La façon dont elle avait insisté sur le grade lui mit la puce à l'oreille. Tiens, il n'était pas colonel aux dernières nouvelles ? Que sa tête lui faisait mal…
- J'aurais reçu une promotion ? dit-il, dubitatif. Pour avoir tué le généralissime ?
- Pour "services rendus", officiellement. Mais vous comparaissez en cour martiale la semaine prochaine.
Sa remarque jeta un froid. Evidemment… C'eût été trop beau… Il fallait tout de même qu'on le juge pour ce crime… D'autant plus s'il était commis au sein même de l'armée – le massacre d'Ishbal avait toujours été omis, étrangement – et sur un supérieur si haut placé… Pourtant Roy ne se sentit pas déçu de l'apprendre. Il s'y attendait. C'était le risque qu'il avait accepté de courir. Mais il avait été de son devoir de débarrasser l'armée de cette vermine qu'étaient les homonculi. Au diable les conséquences.
- Ah bon, dit-il pour la forme. Je suppose qu'attendre un miracle serait inutile et que je ne garderais pas ce grade très longtemps. Ils ne sont guère cléments avec moi.
- Cela ne fait aucun doute, rétorqua Riza d'un ton détaché.
Il ne fallait pas oublier que Mustang avait tué le plus haut gradé de l'armée et que ce meurtre avait été commis presque de sang froid et avec préméditation. En légitime défense et pour une cause compréhensible, certes, mais il fallait tout de même sévir. Sinon n'importe quel subalterne allait assassiner son supérieur sous prétexte qu'il lui semblait suspect. Pour endiguer une telle crise, ainsi que pour un acte qui devait par définition être puni, il y aurait jugement. Que Roy semble prendre la chose à la légère n'y changeait rien. Pourtant une chose au moins été positive : ce meurtre ne serait pas tu. Il y avait eu tant de répercussions dans tout le pays que tout le monde était au courant que l'armée avait été commandée par un des plus dangereux personnages de l'histoire. C'était un véritable secret de polichinelle, qui se propageait à toute vitesse, même dans les contrées les plus reculées.
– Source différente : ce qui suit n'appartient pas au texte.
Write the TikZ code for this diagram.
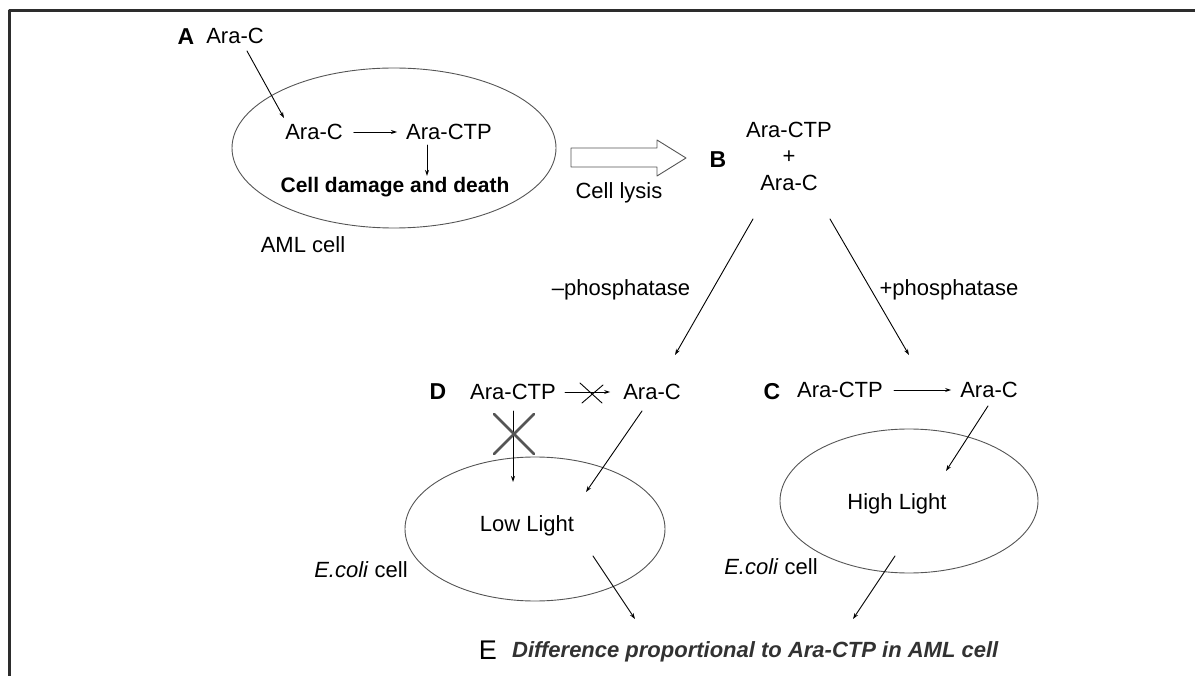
\documentclass[tikz,border=0pt]{standalone}
\usepackage{fontspec}
\setmainfont{Liberation Sans}
\usetikzlibrary{arrows.meta, calc, positioning, shapes.geometric}
\definecolor{framegray}{RGB}{45,45,45}
\definecolor{cellgray}{RGB}{85,85,85}
\definecolor{textgray}{RGB}{50,50,50}

\begin{document}
\begin{tikzpicture}[x=1pt, y=-1pt, line cap=round, line join=round, >={Stealth[length=6pt,width=4pt]},
	txt/.style={inner sep=1pt, font=\fontsize{22}{26}\selectfont},
	lab/.style={inner sep=1pt, font=\fontsize{23}{27}\selectfont\bfseries},
	cell/.style={draw=cellgray, line width=0.9pt, ellipse, inner sep=0pt},
	link/.style={->, black, line width=0.9pt}]

		\useasboundingbox (0,0) rectangle (1195,676);

		% frame
		\draw [framegray, line width=3pt, line cap=butt] (9,676)--(9,11)--(1195,11);

		% A: AML cell
		\node[cell, minimum width=324pt, minimum height=160pt] (aml) at (394,148) {};
		\node[lab] (labA) at (186,37) {A};
		\node[txt] (araA) at (235,36) {Ara-C};
		\node[txt] (araIn) at (314,132) {Ara-C};
		\node[txt] (ctpIn) at (449,132) {Ara-CTP};
		\node[inner sep=1pt, font=\fontsize{21}{25}\selectfont\bfseries] (death) at (395,187) {Cell damage and death};
		\node[txt] (amlLab) at (303,245) {AML cell};

		\draw [link] ([shift={(12,6)}]araA.south)--(284,118);
		\draw [link] ([xshift=10pt]araIn.east)--([xshift=-8pt]ctpIn.west);
		\draw [link] ([shift={(-22,4)}]ctpIn.south)--([xshift=-22pt]ctpIn.south |- death.north);

		% cell lysis
		\draw [cellgray, line width=0.9pt] (571,148)--(657,148)--(657,140)--(686,158)--(657,176)--(657,167)--(571,167)--cycle;
		\node[txt] (lysis) at (619,193) {Cell lysis};

		% B: lysate
		\node[lab] (labB) at (718,160) {B};
		\node[txt] (ctpB) at (789,130) {Ara-CTP};
		\node[txt] (plusB) at (789,157) {+};
		\node[txt] (araB) at (789,183) {Ara-C};

		\coordinate (minusEnd) at (675,355);
		\coordinate (plusEnd) at (909,355);
		\draw [link] ([shift={(-36,27)}]araB.south)--(minusEnd);
		\draw [link] ([shift={(41,27)}]araB.south)--(plusEnd);
		\node[txt] (minusLab) at (621,290) {–phosphatase};
		\node[txt] (plusLab) at (949,290) {+phosphatase};

		% D: without phosphatase
		\node[cell, minimum width=260pt, minimum height=144pt] (low) at (535,529) {};
		\node[lab] (labD) at (438,392) {D};
		\node[txt] (ctpD) at (513,392) {Ara-CTP};
		\node[txt] (araD) at (652,392) {Ara-C};
		\node[txt] (lowTxt) at (527,526) {Low Light};
		\node[txt] (ecoliL) at (361,570) {\itshape E.coli\/\upshape\ cell};

		\draw [link] ([xshift=8pt]ctpD.east)--([xshift=-12pt]araD.west);
		\draw [black, line width=0.9pt] (580,383)--(602,403) (582,403)--(603,385);
		\draw [link] ([yshift=-10pt]ctpD.south)--(513,482);
		\draw [cellgray, line width=2.5pt] (494,414)--(534,454) (534,414)--(494,454);
		\draw [link] ([shift={(-10,10)}]araD.south)--(586,492);

		% C: with phosphatase
		\node[cell, minimum width=258pt, minimum height=144pt] (high) at (909,501) {};
		\node[lab] (labC) at (772,392) {C};
		\node[txt] (ctpC) at (840,390) {Ara-CTP};
		\node[txt] (araC) at (989,390) {Ara-C};
		\node[txt] (highTxt) at (897,504) {High Light};
		\node[txt] (ecoliR) at (771,567) {\itshape E.coli\/\upshape\ cell};

		\draw [link] ([xshift=10pt]ctpC.east)--([xshift=-8pt]araC.west);
		\draw [link] ([shift={(-1,7)}]araC.south)--(946,471);

		% E: readout
		\node[inner sep=1pt, font=\fontsize{27}{30}\selectfont] (labE) at (488,650) {E};
		\node[inner sep=1pt, anchor=west, text=textgray, font=\fontsize{22}{26}\selectfont\bfseries\itshape] (diff) at (511,652) {Difference proportional to Ara-CTP in AML cell};

		\coordinate (lowEnd) at (635,619);
		\coordinate (highEnd) at (853,619);
		\draw [link] (593,556)--(lowEnd);
		\draw [link] (895,556)--(highEnd);
\end{tikzpicture}
\end{document}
- Et les autres ? demanda brusquement Roy.
- Ils vont bien. Je suppose.
- Tant mieux.
Il y eut un silence gêné puis…
- Au fait, vous pourriez ouvrir la fenêtre, lieute– euh…
S'il avait été promu, elle aussi, peut-être, non ? Donc elle devait être… Oh, au diable la hiérarchie militaire, il venait de trouver une parade. Son nom. Tout simplement. Elle lui pardonnerait.
- … Hawkeye, s'il vous plaît ? termina-t-il d'un souffle.
La jeune femme hocha brièvement la tête et s'exécuta. Des nuages gris et bas déversaient l'eau qu'ils contenaient sur la vill. Les deux militaires n'avaient pas entendu plus tôt qu'il pleuvait. C'était une découverte pour tous les deux. Une pluie drue qui ne permettait pas de voir à dix pas mais qui nettoierait radicalement les traces qu'avaient pu laisser les affrontements. Y compris le sang et les péchés des hommes. La pluie laverait tout.
- Tiens, il pleut, remarqua inutilement Riza.
- Non, Hawkeye.
Elle tourna vers lui un visage intrigué. A sa grande surprise, Roy eut, malgré ses blessures, malgré la fatigue, malgré l'œil qu'il avait perdu, un sourire lumineux.
- Non, il ne pleut plus. Il fait grand soleil maintenant.